Sunday, 19 January 2014

The Bittersweet Life of Thomas Linley the Elder

Thomas Linley the Elder (Badminton, Gloucestershire, England, 17th January 1733 – Bath, Somerset, England, 19th November 1795)


Thomas Linley by Sir Thomas Gainsborough
Thomas Linley the Elder by Sir Thomas Gainsborough

We are back in the theatre today to meet a man who enjoyed professional successes even as his life was touched by tragedy. Conductor, composer and theatrical impresario, it is a pleasure to welcome Thomas Linley the Elder to the salon.

Linley was born into a privileged family and his early love of and talent for music was plain from an early age. Recognising that he had a natural aptitude for music, they sent the young man to study in Bath, where he eventually became a concert promoter and conductor. 

He made an excellent living as a composer and maestro in the fashionable city and married Mary Johnson, with whom he had 12 children. Seven of these would go on to musical careers of their own and one daughter in particular would provide her father with opportunities for business advancement.

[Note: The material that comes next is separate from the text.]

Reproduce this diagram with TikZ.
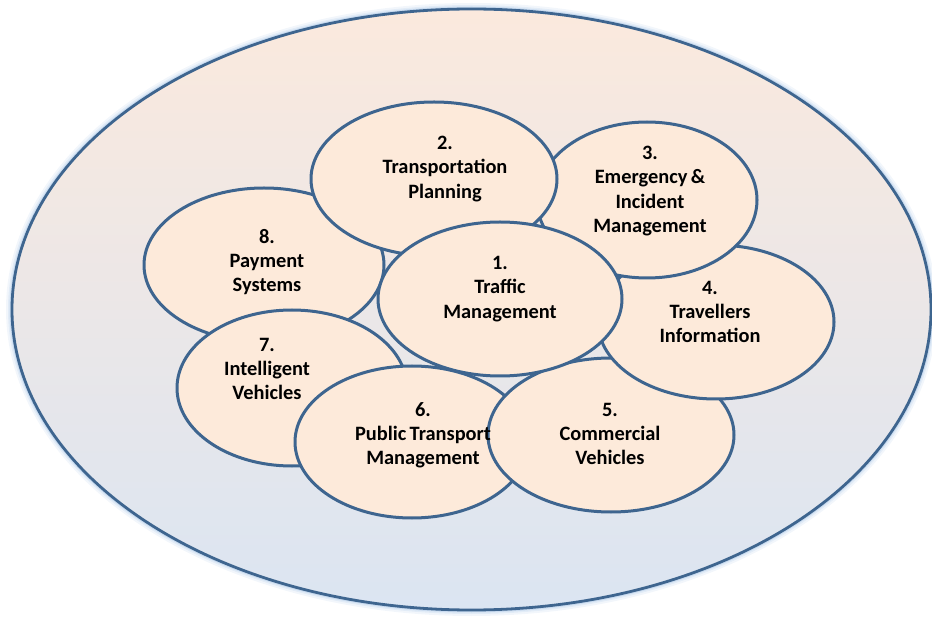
\documentclass[tikz,border=0pt]{standalone}
\usepackage{fontspec}
\setmainfont{Carlito}
\usetikzlibrary{shapes.geometric}
\definecolor{edgeblue}{RGB}{62,101,143}
\definecolor{peach}{RGB}{253,234,218}
\definecolor{topfill}{RGB}{251,233,221}
\definecolor{bottomfill}{RGB}{219,229,242}
\definecolor{glowblue}{RGB}{150,185,225}

\begin{document}
\begin{tikzpicture}[x=1pt, y=-1pt,
    bubble/.style={ellipse, draw=edgeblue, fill=peach, line width=3pt, inner sep=0pt},
    area/.style={align=center, text=black, font=\bfseries\fontsize{20.4}{24.2}\selectfont}]
  \useasboundingbox (0,0) rectangle (932,617);
  % outer ring with soft glow
  \foreach \w/\o in {12/0.12, 8/0.18, 5/0.3} {
    \draw[glowblue, line width=\w pt, opacity=\o] (471.5,309.5) ellipse [x radius=459.5, y radius=300.5];
  }
  \shade[top color=topfill, bottom color=bottomfill] (471.5,309.5) ellipse [x radius=459.5, y radius=300.5];
  \draw[edgeblue, line width=2.8pt] (471.5,309.5) ellipse [x radius=459.5, y radius=300.5];
  % bubbles, back to front
  \foreach \name/\x/\y/\w/\h in {payment/264/265/240/154, vehicles/292/388/230/156,
      publictr/412/442/234/152, commercial/611/435/246/154, travellers/716/322/236/154,
      emergency/647/200/220/156, planning/434/179/246/154, traffic/500/299/244/154} {
    \node[bubble, minimum width=\w pt, minimum height=\h pt] (\name) at (\x,\y) {};
  }
  % labels on top
  \node[area] (lbl-traffic) at (500,289) {1.\\Traffic\\Management};
  \node[area] (lbl-planning) at (445,169) {2.\\Transportation\\Planning};
  \node[area] (lbl-emergency) at (650,191) {3.\\Emergency\,\&\\Incident\\Management};
  \node[area] (lbl-travellers) at (710,312) {4.\\Travellers\\Information};
  \node[area] (lbl-commercial) at (610,434) {5.\\Commercial\\Vehicles};
  \node[area] (lbl-publictr) at (423,435) {6.\\Public\,Transport\\Management};
  \node[area] (lbl-vehicles) at (267,369) {7.\\Intelligent\\Vehicles};
  \node[area] (lbl-payment) at (267,262) {8.\\Payment\\Systems};
\end{tikzpicture}
\end{document}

We have previously met the somewhat characterful Richard Brinsley Sheridan and in 1770 he cropped up in the life of Linley as suitor to the composer's 16 year old daughter daughter and operatic soprano, Elizabeth. She was a particular favourite at the concerts given by her father but was not enjoying the attentions of a rather too persistant suitor, Thomas Mathews, and it was decided that she would shelter in a French convent until Mathews could be convinced to seek amusement elsewhere. Sheridan accompanied Elizabeth to Lille but, after an unhappy start to her time in France, Linley travelled to the country to fetch her back to England. Finally, after duels and heartache, Sheridan and Elizabeth were wed in 1773.

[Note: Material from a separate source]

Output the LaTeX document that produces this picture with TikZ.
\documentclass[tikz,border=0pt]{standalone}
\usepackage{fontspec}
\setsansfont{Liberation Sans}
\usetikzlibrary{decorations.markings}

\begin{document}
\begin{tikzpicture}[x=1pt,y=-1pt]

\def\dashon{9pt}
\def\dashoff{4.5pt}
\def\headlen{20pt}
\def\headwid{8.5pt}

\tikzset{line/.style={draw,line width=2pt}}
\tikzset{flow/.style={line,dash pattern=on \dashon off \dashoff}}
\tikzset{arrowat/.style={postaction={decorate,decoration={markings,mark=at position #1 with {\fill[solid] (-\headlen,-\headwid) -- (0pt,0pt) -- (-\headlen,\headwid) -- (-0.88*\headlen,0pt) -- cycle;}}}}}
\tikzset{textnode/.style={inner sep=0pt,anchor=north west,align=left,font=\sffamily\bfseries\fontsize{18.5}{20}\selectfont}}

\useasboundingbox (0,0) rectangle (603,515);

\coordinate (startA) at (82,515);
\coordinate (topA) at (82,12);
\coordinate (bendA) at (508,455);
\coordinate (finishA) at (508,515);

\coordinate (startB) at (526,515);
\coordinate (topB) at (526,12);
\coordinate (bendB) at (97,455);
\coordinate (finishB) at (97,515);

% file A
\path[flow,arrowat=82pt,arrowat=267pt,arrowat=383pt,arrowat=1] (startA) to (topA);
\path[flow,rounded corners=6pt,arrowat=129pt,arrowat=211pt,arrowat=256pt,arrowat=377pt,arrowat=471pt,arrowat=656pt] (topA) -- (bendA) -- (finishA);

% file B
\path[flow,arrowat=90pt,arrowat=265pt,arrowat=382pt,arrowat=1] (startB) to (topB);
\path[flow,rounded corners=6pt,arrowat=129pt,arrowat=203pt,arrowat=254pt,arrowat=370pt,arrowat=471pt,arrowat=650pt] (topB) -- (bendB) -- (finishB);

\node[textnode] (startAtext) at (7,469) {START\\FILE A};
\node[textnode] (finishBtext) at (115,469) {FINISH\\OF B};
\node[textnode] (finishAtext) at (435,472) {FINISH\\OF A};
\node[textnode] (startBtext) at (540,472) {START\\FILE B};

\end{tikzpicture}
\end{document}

Linley collaborated with his son-in-law theatrically, producing songs for The Duenna, premiered in 1776, and providing madrigals and musical accompaniment for other works written by Sheridan and his contemporaries. Even when the play might have been somewhat substandard, Linley's compositions saw audiences flocking to attend the theatre and he soon looked deeper into theatrical opportunities. With Sheridan and James Ford, Linley took on a half share in the management of Drury Lane Theatre and the trio would increase this to total management within two years.

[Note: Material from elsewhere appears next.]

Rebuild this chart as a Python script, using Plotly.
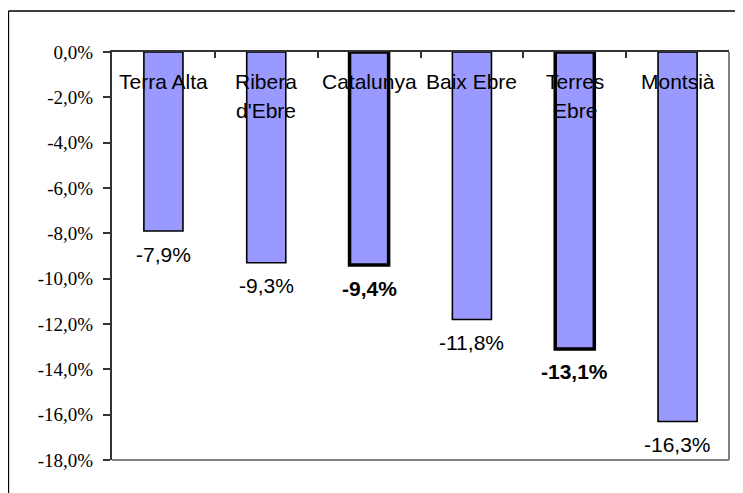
import plotly.graph_objects as go

categories = ["Terra Alta", "Ribera d'Ebre", "Catalunya", "Baix Ebre", "Terres Ebre", "Montsià"]
label_lines = [["Terra Alta"], ["Ribera", "d'Ebre"], ["Catalunya"], ["Baix Ebre"], ["Terres", "Ebre"], ["Montsià"]]
values = [-7.9, -9.3, -9.4, -11.8, -13.1, -16.3]
value_labels = ["-7,9%", "-9,3%", "-9,4%", "-11,8%", "-13,1%", "-16,3%"]
highlight = [False, False, True, False, True, False]
y_tickvals = [0, -2, -4, -6, -8, -10, -12, -14, -16, -18]
y_ticktext = ["0,0%", "-2,0%", "-4,0%", "-6,0%", "-8,0%", "-10,0%", "-12,0%", "-14,0%", "-16,0%", "-18,0%"]

# page body has an 8px margin; figure is shifted by it and runs past the window edge
OFF = 8
W, H = 743, 493
ML, MT = 112 - OFF, 52 - OFF
PR, PB = 729 - OFF, 460 - OFF
MR, MB = W - PR, H - PB

fig = go.Figure()
fig.add_trace(go.Bar(
    x=categories, y=values,
    width=0.38,
    marker=dict(color="#9999FF",
                line=dict(color="#000000", width=[3.5 if h else 1.6 for h in highlight])),
    hoverinfo="skip",
))

annotations = []
for cat, lines in zip(categories, label_lines):
    for i, ln in enumerate(lines):
        annotations.append(dict(
            x=cat, y=0, xref="x", yref="y", text=ln, showarrow=False,
            yanchor="middle", yshift=-29 - 29 * i,
            font=dict(family="Arial", size=21, color="#000000"),
        ))
for cat, v, lab, h in zip(categories, values, value_labels, highlight):
    annotations.append(dict(
        x=cat, y=v, xref="x", yref="y", text=(f"<b>{lab}</b>" if h else lab),
        showarrow=False, yanchor="middle", yshift=-23,
        font=dict(family="Arial", size=21, color="#000000"),
    ))

plot_w = W - ML - MR
plot_h = H - MT - MB
fx0 = (8.5 - OFF - ML) / plot_w
fy1 = (PB - (11 - OFF)) / plot_h
shapes = [
    # outer chart frame (top and left edges; right/bottom fall outside the window)
    dict(type="line", xref="paper", yref="paper", x0=fx0, x1=1.05, y0=fy1, y1=fy1,
         line=dict(color="#000000", width=1.3), layer="below"),
    dict(type="line", xref="paper", yref="paper", x0=fx0, x1=fx0, y0=-0.2, y1=fy1,
         line=dict(color="#000000", width=1.3), layer="below"),
    # right and bottom plot-area border
    dict(type="line", xref="paper", yref="paper", x0=1, x1=1, y0=0, y1=1,
         line=dict(color="#808080", width=2)),
    dict(type="line", xref="paper", yref="paper", x0=0, x1=1, y0=0, y1=0,
         line=dict(color="#808080", width=2)),
]

fig.update_layout(
    width=W, height=H,
    margin=dict(l=ML, r=MR, t=MT, b=MB, pad=0),
    paper_bgcolor="#FFFFFF", plot_bgcolor="#FFFFFF",
    showlegend=False,
    annotations=annotations,
    shapes=shapes,
    xaxis=dict(type="category", side="top", range=[-0.5, 5.5],
               showline=True, linecolor="#333333", linewidth=2,
               ticks="inside", tickson="boundaries", ticklen=6, tickcolor="#333333", tickwidth=1.5,
               showticklabels=False, showgrid=False, zeroline=False, fixedrange=True),
    yaxis=dict(range=[-18, 0], tickvals=y_tickvals, ticktext=y_ticktext,
               showline=True, linecolor="#333333", linewidth=2,
               ticks="outside", ticklen=7, tickcolor="#333333", tickwidth=1.5,
               ticklabelstandoff=6,
               tickfont=dict(family="Liberation Serif", size=19, color="#000000"),
               showgrid=False, zeroline=False, fixedrange=True),
)

fig.write_html("out.html")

However, 1778 was not to be a year of unbridled successes and tragedy struck when his 22 year old son, Thomas Linley the Younger, died in a boating accident. The younger man had been working as a composer on Drury Lane productions and the death of the enormously talented young man understandably devastated the the Linley family, as well as the company at Drury Lane. The loss of Linley echoed through the musical world and shook his father, who nevertheless enjoyed a successful career until his own death in 1795.

5 comments:

Gem Twitcher said...

...and through Princess Margaret to Lord Linley,Madame? Thank you for adding yet another few pieces of our Georgian jigsaw-of both the Theatre and of Bath

Madame Gilflurt said...

A pleasure as always, sir!

Gem Twitcher said...

..and maybe a good thing that he wasn't around to see Sheridans sad fate,and presumably that of his own daughter?

Catherine Curzon said...

Very true!

Laura Amundson said...

No, there's no connection to Viscount Linley, whose surname is Armstrong-Jones.